• [TASK INPUT]
------------------------------

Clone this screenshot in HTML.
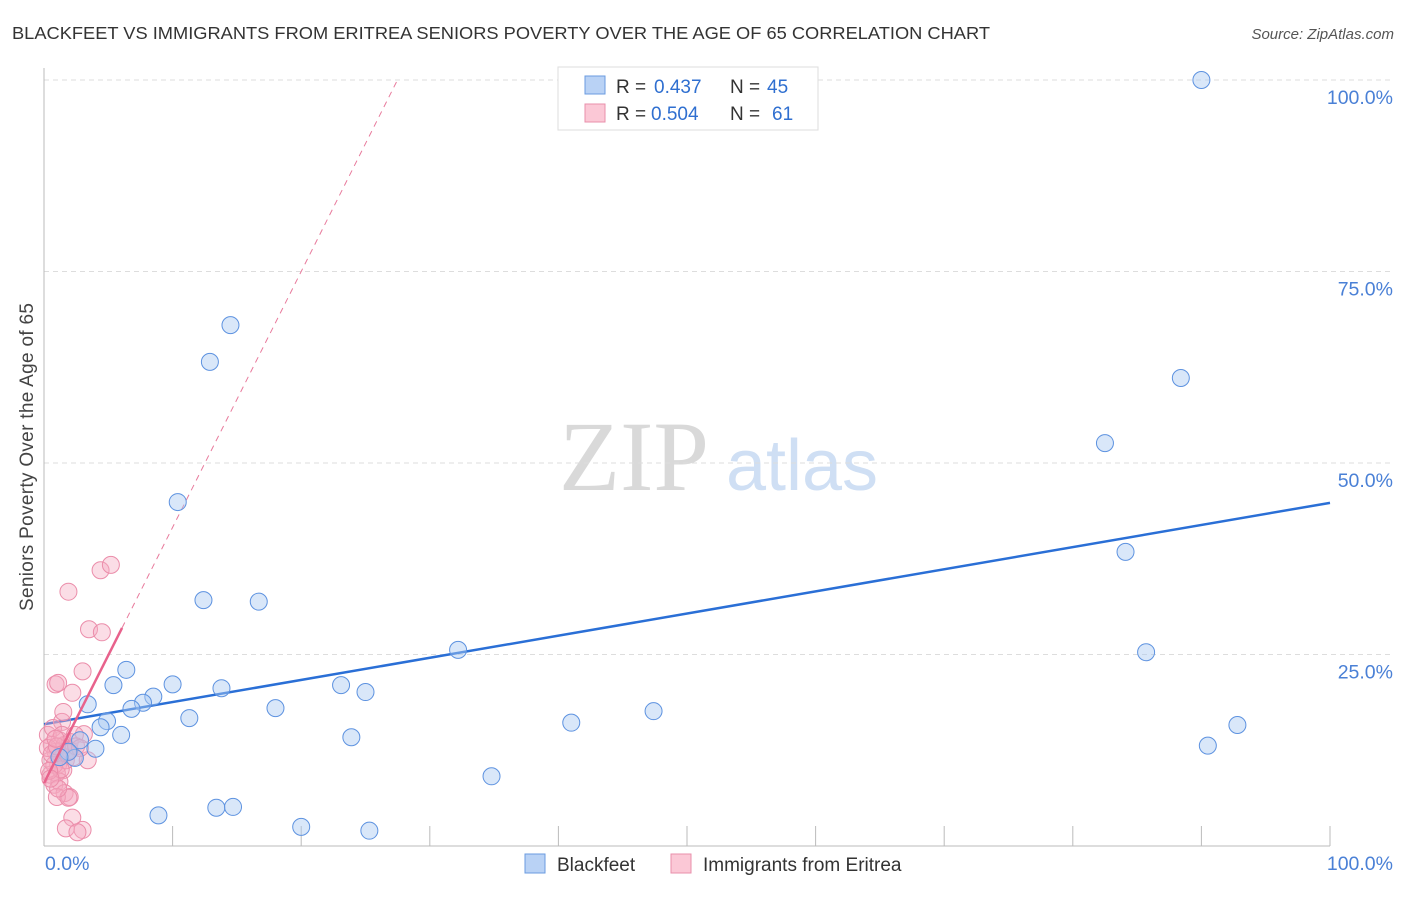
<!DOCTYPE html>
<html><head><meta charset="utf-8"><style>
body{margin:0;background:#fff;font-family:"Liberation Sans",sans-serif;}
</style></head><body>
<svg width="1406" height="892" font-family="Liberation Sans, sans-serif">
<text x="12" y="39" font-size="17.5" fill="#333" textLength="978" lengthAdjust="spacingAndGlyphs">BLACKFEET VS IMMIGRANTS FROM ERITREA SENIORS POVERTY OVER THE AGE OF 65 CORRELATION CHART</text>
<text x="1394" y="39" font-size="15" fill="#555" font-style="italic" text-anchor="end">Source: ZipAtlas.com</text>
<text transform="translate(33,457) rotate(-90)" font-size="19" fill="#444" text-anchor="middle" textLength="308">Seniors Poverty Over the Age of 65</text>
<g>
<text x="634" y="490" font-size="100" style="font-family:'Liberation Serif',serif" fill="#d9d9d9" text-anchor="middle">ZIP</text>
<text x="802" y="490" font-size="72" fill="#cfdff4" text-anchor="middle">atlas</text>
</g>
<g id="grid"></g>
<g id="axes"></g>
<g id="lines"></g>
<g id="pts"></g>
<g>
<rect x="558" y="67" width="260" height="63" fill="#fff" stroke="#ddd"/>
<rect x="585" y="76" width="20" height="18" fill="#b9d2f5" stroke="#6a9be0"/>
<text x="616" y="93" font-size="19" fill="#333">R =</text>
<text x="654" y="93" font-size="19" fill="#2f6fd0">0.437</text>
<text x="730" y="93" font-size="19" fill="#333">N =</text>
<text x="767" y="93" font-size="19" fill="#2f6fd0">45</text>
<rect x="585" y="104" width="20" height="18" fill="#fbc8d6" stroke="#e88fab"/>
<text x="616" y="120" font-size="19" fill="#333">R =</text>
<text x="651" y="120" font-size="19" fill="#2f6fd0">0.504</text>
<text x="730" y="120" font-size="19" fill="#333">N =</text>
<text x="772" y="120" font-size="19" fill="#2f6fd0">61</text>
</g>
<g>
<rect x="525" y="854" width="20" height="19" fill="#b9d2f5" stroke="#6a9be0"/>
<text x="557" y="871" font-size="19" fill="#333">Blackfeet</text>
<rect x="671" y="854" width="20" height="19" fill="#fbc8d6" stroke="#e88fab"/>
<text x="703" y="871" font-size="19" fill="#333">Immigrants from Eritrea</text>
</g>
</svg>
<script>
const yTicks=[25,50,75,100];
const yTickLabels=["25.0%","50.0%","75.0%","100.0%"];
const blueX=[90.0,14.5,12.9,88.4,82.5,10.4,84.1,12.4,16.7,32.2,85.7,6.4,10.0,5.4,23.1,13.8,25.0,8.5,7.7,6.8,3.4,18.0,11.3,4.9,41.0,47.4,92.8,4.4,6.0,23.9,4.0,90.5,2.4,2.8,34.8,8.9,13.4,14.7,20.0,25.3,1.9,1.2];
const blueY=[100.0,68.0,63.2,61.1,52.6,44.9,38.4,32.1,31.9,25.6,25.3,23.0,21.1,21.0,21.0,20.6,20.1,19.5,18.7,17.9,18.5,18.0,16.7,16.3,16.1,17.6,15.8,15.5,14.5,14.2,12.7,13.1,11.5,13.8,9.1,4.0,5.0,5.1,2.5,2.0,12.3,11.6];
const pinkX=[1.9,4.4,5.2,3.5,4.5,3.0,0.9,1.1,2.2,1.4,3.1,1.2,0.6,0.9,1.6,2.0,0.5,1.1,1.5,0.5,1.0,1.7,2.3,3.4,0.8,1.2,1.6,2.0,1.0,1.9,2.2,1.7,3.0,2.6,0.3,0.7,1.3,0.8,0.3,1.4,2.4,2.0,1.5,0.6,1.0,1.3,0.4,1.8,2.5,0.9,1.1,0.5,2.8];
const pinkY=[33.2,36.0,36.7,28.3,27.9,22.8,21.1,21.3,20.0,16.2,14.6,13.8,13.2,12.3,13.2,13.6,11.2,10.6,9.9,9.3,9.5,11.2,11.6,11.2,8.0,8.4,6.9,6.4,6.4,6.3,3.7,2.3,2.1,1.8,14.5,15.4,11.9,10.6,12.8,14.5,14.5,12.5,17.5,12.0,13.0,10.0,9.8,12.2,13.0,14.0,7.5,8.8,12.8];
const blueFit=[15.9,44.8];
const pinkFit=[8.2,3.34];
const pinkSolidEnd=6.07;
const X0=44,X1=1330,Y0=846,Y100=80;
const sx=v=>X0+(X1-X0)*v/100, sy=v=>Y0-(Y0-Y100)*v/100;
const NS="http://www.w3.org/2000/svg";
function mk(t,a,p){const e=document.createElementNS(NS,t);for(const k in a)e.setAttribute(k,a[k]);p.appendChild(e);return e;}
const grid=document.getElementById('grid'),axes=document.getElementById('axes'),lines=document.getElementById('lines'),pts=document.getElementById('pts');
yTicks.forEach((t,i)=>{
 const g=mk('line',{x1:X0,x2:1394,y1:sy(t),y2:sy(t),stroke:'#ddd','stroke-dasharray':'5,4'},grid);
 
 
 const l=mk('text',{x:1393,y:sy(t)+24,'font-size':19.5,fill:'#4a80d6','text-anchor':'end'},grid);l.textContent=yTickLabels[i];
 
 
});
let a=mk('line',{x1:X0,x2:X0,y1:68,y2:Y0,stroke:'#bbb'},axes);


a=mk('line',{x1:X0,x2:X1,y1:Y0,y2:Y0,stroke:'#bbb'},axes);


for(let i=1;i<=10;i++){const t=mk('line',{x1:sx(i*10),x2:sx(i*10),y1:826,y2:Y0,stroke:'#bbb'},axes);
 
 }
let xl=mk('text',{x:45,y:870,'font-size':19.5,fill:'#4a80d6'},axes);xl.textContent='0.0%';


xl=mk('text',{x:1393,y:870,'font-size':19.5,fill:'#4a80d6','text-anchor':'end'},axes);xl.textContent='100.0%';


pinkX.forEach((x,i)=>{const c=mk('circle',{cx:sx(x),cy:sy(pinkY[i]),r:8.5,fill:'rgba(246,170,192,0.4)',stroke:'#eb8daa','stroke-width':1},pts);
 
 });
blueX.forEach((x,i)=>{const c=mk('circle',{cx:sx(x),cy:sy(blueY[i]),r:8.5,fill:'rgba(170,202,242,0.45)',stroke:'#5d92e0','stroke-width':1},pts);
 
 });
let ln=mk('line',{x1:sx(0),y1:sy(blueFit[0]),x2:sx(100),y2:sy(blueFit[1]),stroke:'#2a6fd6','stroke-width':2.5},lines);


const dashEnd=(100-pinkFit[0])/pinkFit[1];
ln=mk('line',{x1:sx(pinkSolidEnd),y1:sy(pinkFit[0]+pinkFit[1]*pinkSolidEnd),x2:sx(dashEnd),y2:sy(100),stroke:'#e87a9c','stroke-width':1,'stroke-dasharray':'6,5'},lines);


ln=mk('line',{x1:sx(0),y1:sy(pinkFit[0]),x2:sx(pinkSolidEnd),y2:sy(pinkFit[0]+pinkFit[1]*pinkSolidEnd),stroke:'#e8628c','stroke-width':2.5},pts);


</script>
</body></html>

------------------------------

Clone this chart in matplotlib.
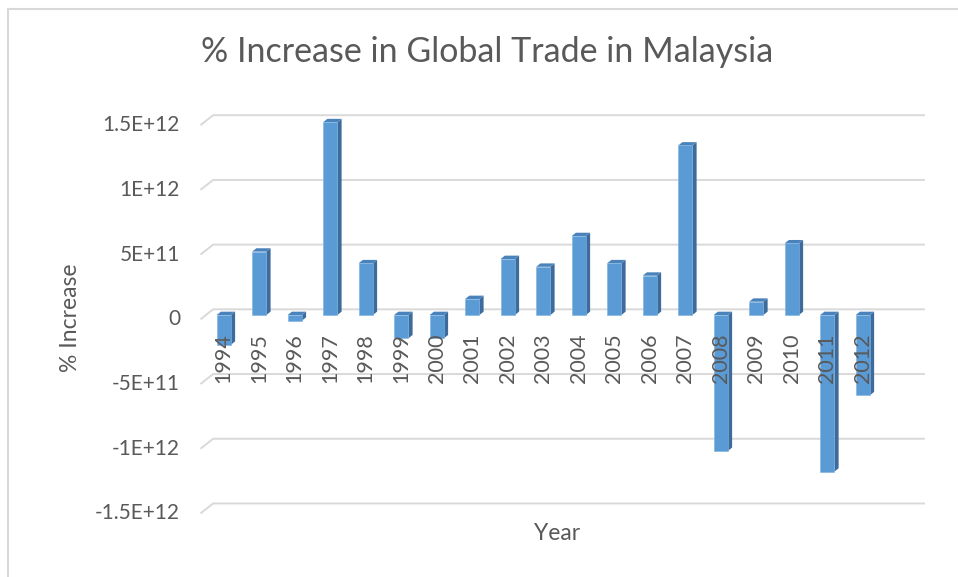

------------------------------

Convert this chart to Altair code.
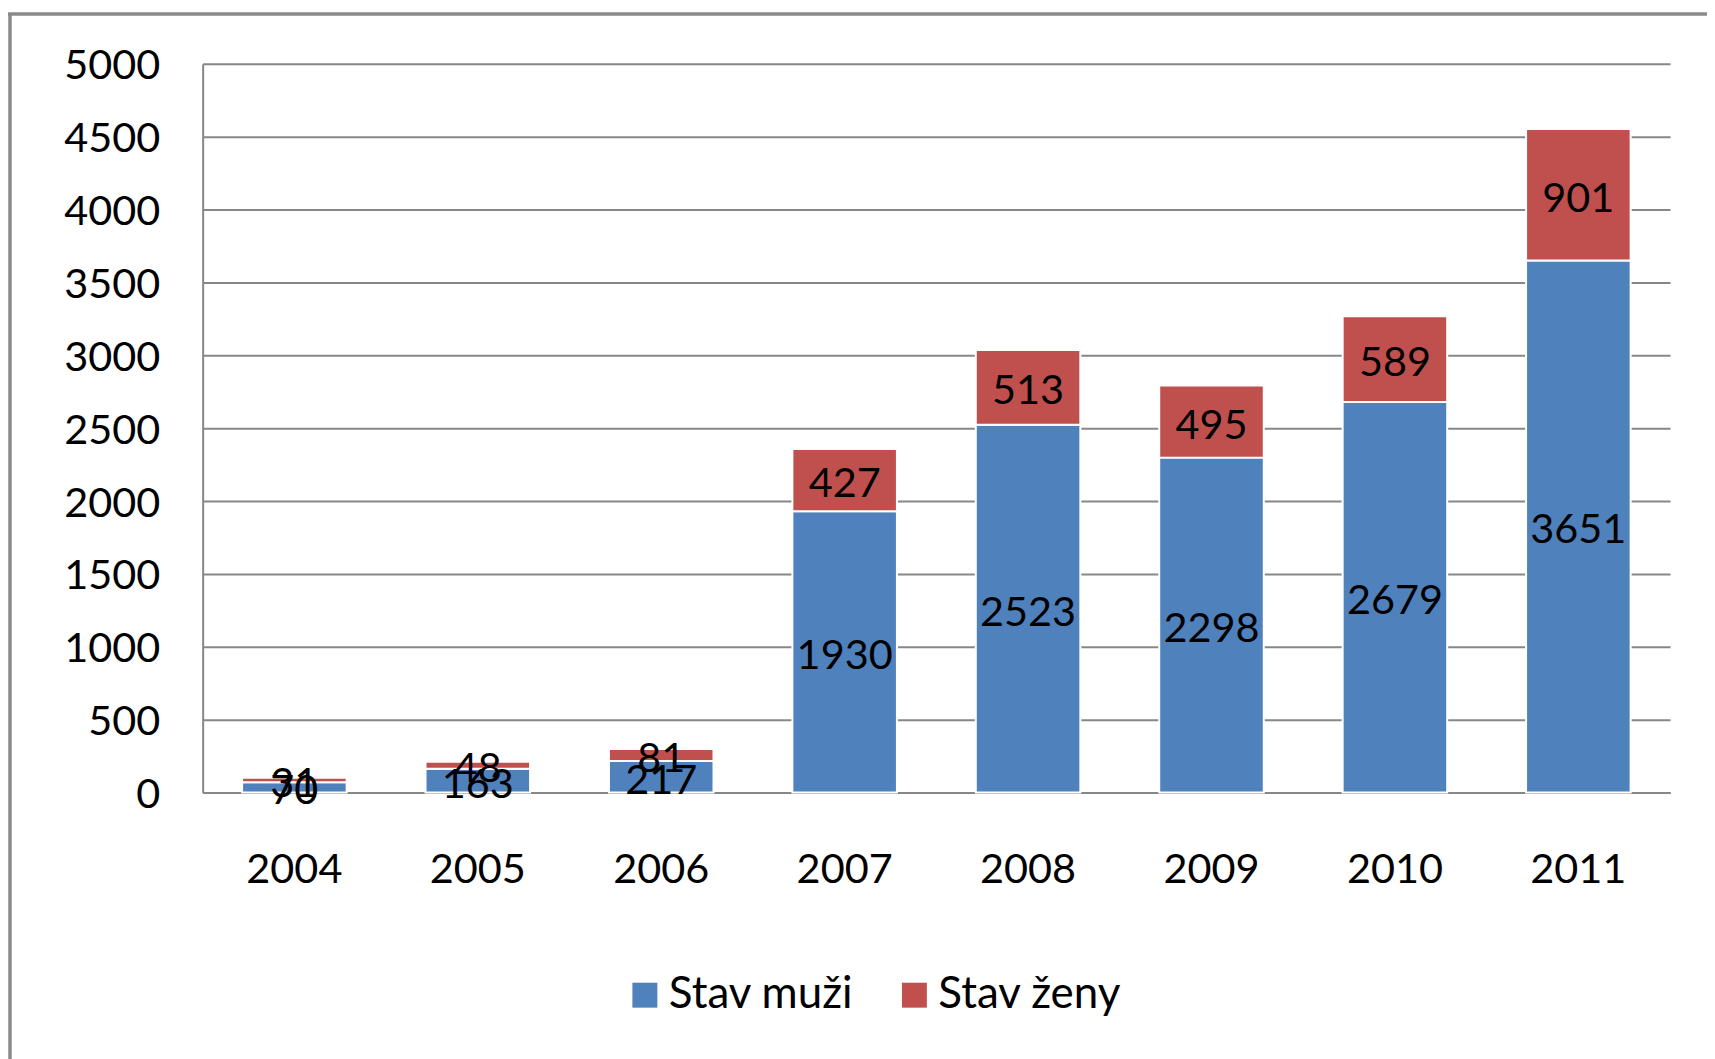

------------------------------

• [INSTRUCTION] Give a single number: the count of lines above that include the word "this".

• [OUTPUT BELOW] 3